Rosary - History
It is usually suggested that the rosary began as a practice by the laity in imitation of the monastic practice of praying the 150 Psalms, the Divine Office, or Liturgy of the Hours. The laity, many of whom could not read, substituted 50 or 150 Ave Marias for the Psalms. Sometimes a knotted cord was used to keep an accurate count.
The first clear historical reference to the rosary, however, is from the life of St. Dominic (+1221), the founder of the Order of Preachers, the Dominicans. He preached a form of the rosary in France at the time that the Albigensian heresy was devastating the faith there. Tradition has it that the Blessed Mother herself asked for the practice as an antidote for heresy and sin.
One of Dominic's future disciples, Alain de Roche, who entered the Order in 1459, began to establish Rosary Confraternities to promote the praying of the rosary. The form of the rosary we have today is believed to date from his time. Over the centuries the saints and popes have highly recommended the rosary, the greatest prayer in the Church after the Mass and Liturgy of the Hours. Not surprisingly, its most active promoters have been Dominicans.
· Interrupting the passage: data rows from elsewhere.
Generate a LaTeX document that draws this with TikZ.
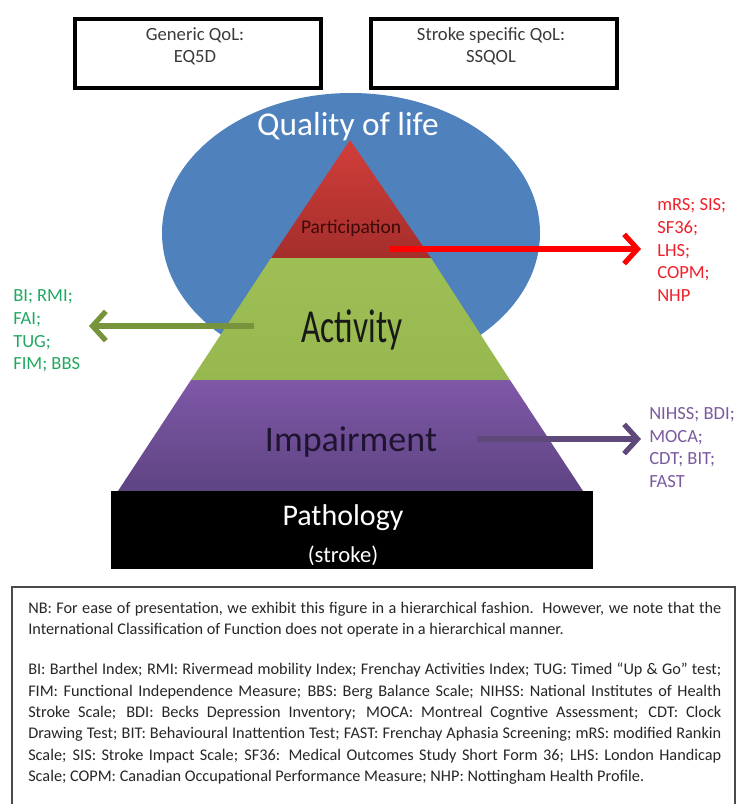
\documentclass[tikz,border=0pt]{standalone}
\usepackage{fontspec}
\usepackage{graphicx}
\setmainfont{Carlito}
\usetikzlibrary{arrows.meta}
\definecolor{qolblue}{HTML}{4F81BD}
\definecolor{parttop}{HTML}{D23E3A}
\definecolor{partbot}{HTML}{A42E2B}
\definecolor{acttop}{HTML}{9DBF55}
\definecolor{actbot}{HTML}{97B84F}
\definecolor{imptop}{HTML}{7F58A8}
\definecolor{impbot}{HTML}{5E4482}
\definecolor{textgray}{HTML}{3A3A3A}
\definecolor{redlab}{HTML}{F0202A}
\definecolor{greenlab}{HTML}{20A860}
\definecolor{purplelab}{HTML}{7A5A9E}
\definecolor{greenarrow}{HTML}{77933C}
\definecolor{purplearrow}{HTML}{5F497A}
\definecolor{parttext}{HTML}{3C0A0A}
\definecolor{imptext}{HTML}{1E1430}
\definecolor{notesborder}{HTML}{4A4A4A}
\newcommand{\justline}[1]{\makebox[519.75pt][s]{#1}}
\begin{document}
\begin{tikzpicture}[x=0.75pt,y=-0.75pt,
  qolbox/.style={draw=black, line width=3pt, minimum width=184.5pt, minimum height=51.75pt, inner sep=0},
  boxtext/.style={font=\fontsize{14}{16.5}\selectfont, text=textgray, align=center, inner sep=0},
  sidelabel/.style={anchor=west, align=left, inner sep=0, font=\fontsize{13.9}{16.9}\selectfont},
  measurearrow/.style={line width=3.9pt, -{Straight Barb[length=10pt,width=22pt]}},
  bigtext/.style={inner sep=0, font=\fontsize{25}{30}\selectfont},
  notes/.style={anchor=north west, inner sep=0, align=left, text=black!85, font=\fontsize{12.2}{16}\selectfont}
]
\useasboundingbox (0,0) rectangle (737,804);

% top boxes
\node[qolbox] (genbox) at (198,53.5) {};
\node[boxtext] (gentext) at (195,46) {Generic QoL:\\EQ5D};
\node[qolbox] (strbox) at (493.5,53.5) {};
\node[boxtext] (strtext) at (491,46) {Stroke specific QoL:\\SSQOL};

% quality of life ellipse
\fill[qolblue] (351,233) ellipse [x radius=189, y radius=140];

% pyramid
\shade[top color=parttop, bottom color=partbot] (350,140) -- (431,258) -- (271,258) -- cycle;
\shade[top color=acttop, bottom color=actbot] (271,258) -- (431,258) -- (510,380) -- (191,380) -- cycle;
\shade[top color=imptop, bottom color=impbot] (191,380) -- (510,380) -- (583,491) -- (118,491) -- cycle;
\fill[black] (111,491) rectangle (593,569);

% texts on the figure
\node[bigtext, text=white] (qol) at (348,127) {Quality of life};
\node[inner sep=0, font=\fontsize{14.6}{17}\selectfont, text=parttext] (part) at (351,228) {Participation};
\node[bigtext, anchor=base, text=black!90] (act) at (352,342) {\scalebox{1}[1.42]{Activity}};
\node[inner sep=0, font=\fontsize{27}{32}\selectfont, text=imptext] (imp) at (351,442) {Impairment};
\node[inner sep=0, font=\fontsize{22.5}{27}\selectfont, text=white] (path) at (343,518) {Pathology};
\node[inner sep=0, font=\fontsize{17}{20}\selectfont, text=white] (stroke) at (343,556) {(stroke)};

% side labels
\node[sidelabel, text=redlab] (redlist) at (657,250) {mRS; SIS;\\SF36;\\LHS;\\COPM;\\NHP};
\node[sidelabel, text=greenlab] (greenlist) at (13,331) {BI; RMI;\\FAI;\\TUG;\\FIM; BBS};
\node[sidelabel, text=purplelab] (purplelist) at (649,447.5) {NIHSS; BDI;\\MOCA;\\CDT; BIT;\\FAST};

% arrows
\coordinate (redstart) at (390,249);
\coordinate (redend) at (641,249);
\coordinate (greenstart) at (254,326);
\coordinate (greenend) at (89,326);
\coordinate (purplestart) at (477,439);
\coordinate (purpleend) at (641,439);
\draw[measurearrow, draw=red] (redstart) -- (redend);
\draw[measurearrow, draw=greenarrow] (greenstart) -- (greenend);
\draw[measurearrow, draw=purplearrow] (purplestart) -- (purpleend);

% notes box
\draw[notesborder, line width=1.3pt] (12,810) -- (12,587) -- (735,587) -- (735,810);
\node[notes] (nb) at (28,602) {%
\justline{NB: For ease of presentation, we exhibit this figure in a hierarchical fashion.\ \ However, we note that the}\\
International Classification of Function does not operate in a hierarchical manner.\\[14pt]
\justline{BI: Barthel Index; RMI: Rivermead mobility Index; Frenchay Activities Index; TUG: Timed “Up \& Go” test;}\\
\justline{FIM: Functional Independence Measure; BBS: Berg Balance Scale; NIHSS: National Institutes of Health}\\
\justline{Stroke Scale; BDI: Becks Depression Inventory; MOCA: Montreal Cogntive Assessment; CDT: Clock}\\
\justline{Drawing Test; BIT: Behavioural Inattention Test; FAST: Frenchay Aphasia Screening; mRS: modified Rankin}\\
\justline{Scale; SIS: Stroke Impact Scale; SF36: Medical Outcomes Study Short Form 36; LHS: London Handicap}\\
Scale; COPM: Canadian Occupational Performance Measure; NHP: Nottingham Health Profile.};
\end{tikzpicture}
\end{document}
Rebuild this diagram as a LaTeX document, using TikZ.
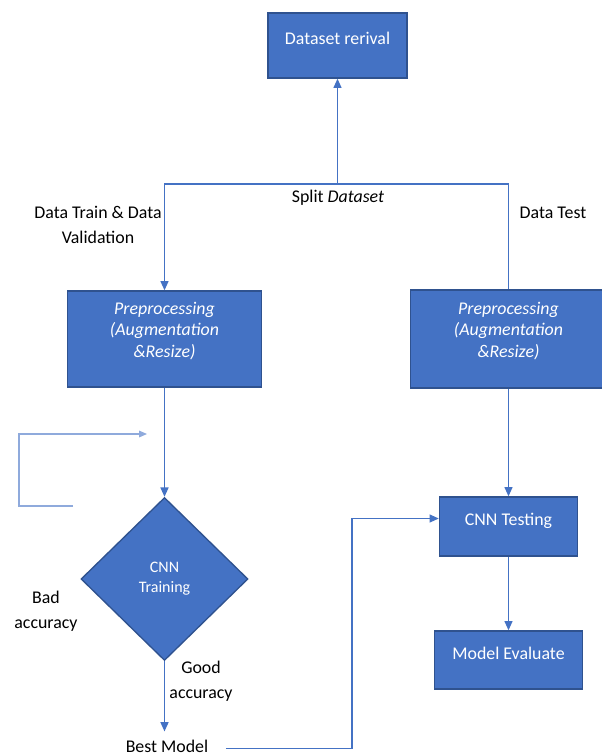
\documentclass[tikz,border=0pt]{standalone}
\usepackage{fontspec}
\setmainfont{Carlito}
\usetikzlibrary{positioning, arrows.meta, shapes.geometric}
\definecolor{boxblue}{HTML}{4472C4}
\definecolor{boxedge}{HTML}{2F528F}
\definecolor{loopblue}{HTML}{8FAADC}

\begin{document}
\begin{tikzpicture}[x=0.75pt, y=-0.75pt,
  box/.style={rectangle, draw=boxedge, fill=boxblue, line width=1pt, text=white, inner sep=0pt,
    font=\fontsize{13.4}{16.1}\selectfont, text height=9pt, text depth=10.2pt},
  prebox/.style={rectangle, draw=boxedge, fill=boxblue, line width=1pt, text=white, inner sep=0pt,
    align=center, font=\fontsize{13.4}{16.1}\selectfont\itshape, text depth=14.3pt},
  decision/.style={diamond, draw=boxedge, fill=boxblue, line width=1pt, text=white, align=center, inner sep=0pt,
    font=\fontsize{12}{15}\selectfont, minimum width=125.25pt, minimum height=122.25pt},
  lbl/.style={align=center, inner sep=0pt, font=\fontsize{13.4}{18.5}\selectfont},
  flow/.style={draw=boxblue, line width=1.1pt, -{Triangle[length=7pt,width=6pt]}},
  plain/.style={draw=boxblue, line width=1.1pt},
  loopline/.style={draw=loopblue, line width=0.8pt, -{Triangle[length=6pt,width=5pt]}}]

\useasboundingbox (0,0) rectangle (601,756);

% Boxes
\node[box, minimum width=104.25pt, minimum height=48.75pt] (rerival) at (337.5,45.5) {Dataset rerival};
\node[prebox, minimum width=145.5pt, minimum height=72pt] (pretrain) at (164.5,339) {Preprocessing\\(Augmentation\\\&Resize)};
\node[prebox, minimum width=147pt, minimum height=73.5pt] (pretest) at (508.5,339) {Preprocessing\\(Augmentation\\\&Resize)};
\node[decision] (cnn) at (164.5,579) {CNN\\Training};
\node[box, minimum width=103.5pt, minimum height=44.25pt] (test) at (508.5,526.5) {CNN Testing};
\node[box, minimum width=111pt, minimum height=43.5pt] (eval) at (508.5,660) {Model Evaluate};

% Labels
\node[lbl] (splitlbl) at (338,198) {Split \textit{Dataset}};
\node[lbl] (trainlbl) at (98,225) {Data Train \& Data\\Validation};
\node[lbl] (testlbl) at (553,213) {Data Test};
\node[lbl] (badlbl) at (46,611) {Bad\\accuracy};
\node[lbl] (goodlbl) at (201,681) {Good\\accuracy};
\node[lbl] (best) at (167,746) {Best Model};

% Turning points
\coordinate (split) at (337.5,184);
\coordinate (bend) at (352,518.5);
\coordinate (loopstart) at (73,506);
\coordinate (loopend) at (147,434);

% Edges
\draw[flow] (split) -- (rerival);
\draw[flow] (split) -| (pretrain);
\draw[plain] (split) -| (pretest);
\draw[flow] (pretrain) -- (cnn);
\draw[flow] (cnn) -- ([yshift=6pt]best.north -| cnn);
\draw[loopline] (loopstart) -- ++(-54,0) |- (loopend);
\draw[flow] ([xshift=13pt,yshift=-2pt]best.east) -| (bend) -- (test.west |- bend);
\draw[flow] (pretest) -- (test);
\draw[flow] (test) -- (eval);

\end{tikzpicture}
\end{document}
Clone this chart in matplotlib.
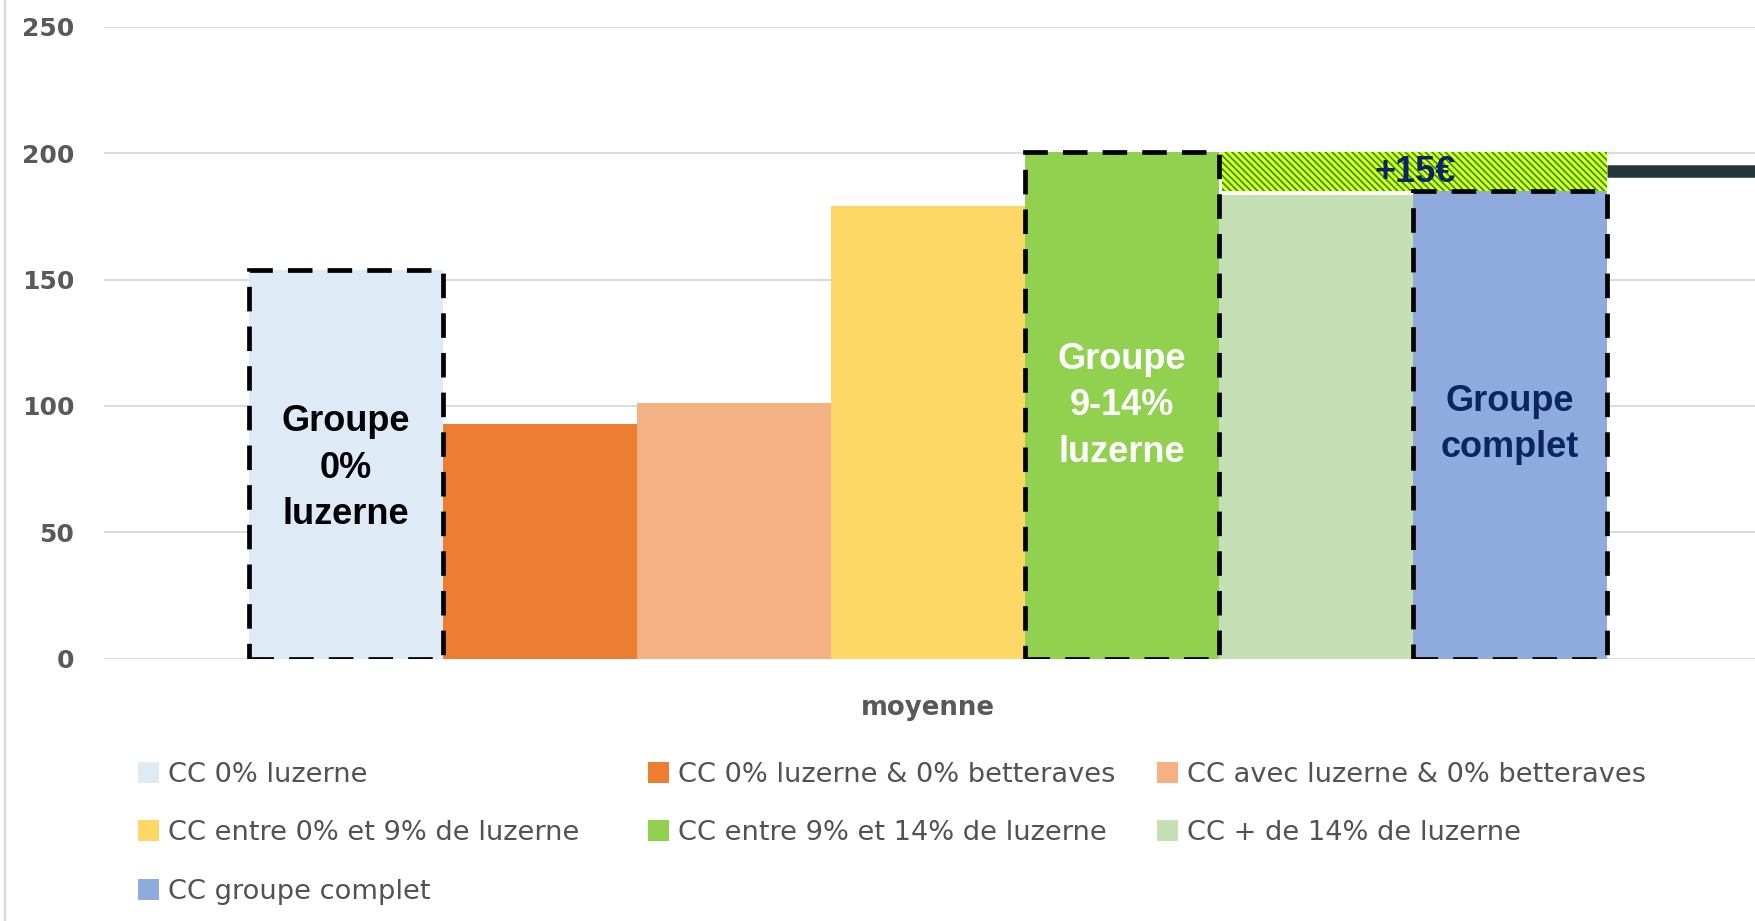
import matplotlib
matplotlib.use('Agg')
import matplotlib.pyplot as plt
from matplotlib.patches import Rectangle
from matplotlib.lines import Line2D

# ---------------- data ----------------
categories = ['moyenne']
series_labels = ['CC 0% luzerne', 'CC 0% luzerne & 0% betteraves', 'CC avec luzerne & 0% betteraves',
                 'CC entre 0% et 9% de luzerne', 'CC entre 9% et 14% de luzerne',
                 'CC + de 14% de luzerne', 'CC groupe complet']
values = [154, 93, 101, 179, 200.5, 183.5, 185]
colors = ['#deeaf6', '#ed7d31', '#f4b183', '#fed866', '#92d050', '#c5e0b4', '#8faadc']
yticks = [0, 50, 100, 150, 200, 250]
boxed = [0, 4, 6]
group_texts = ['Groupe\n0%\nluzerne', 'Groupe\n9-14%\nluzerne', 'Groupe\ncomplet']
group_text_colors = ['black', 'white', '#0c2461']
group_text_levels = [53.3, 78.0, 79.8]
gain_text = '+15€'
gain_from, gain_to = 6, 4          # hatched gain band: blue top -> green top
marker_level = 193                 # dark reference line on the right

# ---------------- figure ----------------
W, H = 1756, 921
fig = plt.figure(figsize=(W / 100, H / 100), dpi=100)
y0_px, y250_px = 658.6, 27.0
ax = fig.add_axes([104 / W, (H - y0_px) / H, (W - 104) / W, (y0_px - y250_px) / H])

bw = 194.1 / (W - 104)
center_px = 927.9
ax.set_xlim(-(center_px - 104) / (W - 104), (W - center_px) / (W - 104))
ax.set_ylim(0, 250)

n = len(values)
xs = [(i - (n - 1) / 2) * bw for i in range(n)]
bars = ax.bar(xs, values, width=bw, color=colors, label=series_labels, zorder=2, linewidth=0)

# dashed outlines
for i in boxed:
    r = bars[i]
    ax.add_patch(Rectangle((r.get_x(), 0), r.get_width(), r.get_height(), fill=False,
                           edgecolor='black', linewidth=3.4, linestyle=(0, (5.2, 3.2)), zorder=5))

# hatched gain band
plt.rcParams['hatch.linewidth'] = 1.3
left = bars[5].get_x() + 0.002
right = bars[6].get_x() + bars[6].get_width()
ax.add_patch(Rectangle((left, values[gain_from]), right - left, values[gain_to] - values[gain_from],
                       facecolor='#ffff00', edgecolor='#00a651', hatch='\\\\\\\\\\', linewidth=0, zorder=3))
ax.text((left + right) / 2, 188.6, gain_text, ha='center', va='baseline', fontsize=26,
        fontweight='bold', family='Liberation Sans', color='#0c2461', zorder=6)

# dark line on the right
ax.plot([right, ax.get_xlim()[1]], [marker_level, marker_level], color='#22363c', lw=9,
        solid_capstyle='butt', zorder=4)

# group labels
for i, t, c, lv in zip(boxed, group_texts, group_text_colors, group_text_levels):
    ax.text(xs[i], lv, t, ha='center', va='baseline', multialignment='center', fontsize=26,
            fontweight='bold', family='Liberation Sans', color=c, linespacing=1.42, zorder=6)

# axes styling
ax.set_yticks(yticks)
ax.set_yticklabels([str(v) for v in yticks], fontsize=18, fontweight='bold',
                   family='DejaVu Sans', color='#595959')
ax.tick_params(axis='y', length=0, pad=21.5)
ax.set_xticks([0])
ax.set_xticklabels(categories, fontsize=18.7, fontweight='bold', family='DejaVu Sans', color='#595959')
ax.tick_params(axis='x', length=0, pad=26)
ax.yaxis.grid(True, color='#d9d9d9', linewidth=1.3)
ax.set_axisbelow(True)
for s in ax.spines.values():
    s.set_visible(False)

# left border of chart area
fig.add_artist(Line2D([5 / W, 5 / W], [0, 1], color='#d9d9d9', linewidth=1.6))

# legend (row-major, 3 columns)
col_x = [138, 648, 1157]
row_y = [772, 830, 889]
sq = 21
for i, (lab, c) in enumerate(zip(series_labels, colors)):
    r, cidx = divmod(i, 3)
    mx, my = col_x[cidx], row_y[r]
    fig.add_artist(Rectangle((mx / W, (H - my - sq / 2) / H), sq / W, sq / H,
                             transform=fig.transFigure, facecolor=c, edgecolor='none'))
    fig.text((mx + 30) / W, (H - my - 10) / H, lab, ha='left', va='baseline', fontsize=19.6,
             family='DejaVu Sans', color='#525252')

fig.savefig('out.png', dpi=100)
Rosary means a crown of roses, a spiritual bouquet given to the Blessed Mother. It is sometimes called the Dominican Rosary, to distinguish it from other rosary-like prayers (Franciscan Rosary of the Seven Joys, Servite Rosary of the Seven Sorrows). It is also, in a general sense, a form of chaplet or corona (also referring to a crown), of which there are many varieties in the Church. Finally, in English it has been called "Our Lady's Psalter" or "the beads." This last derives from an Old English word for prayers (bede) - from to request (biddan or bid).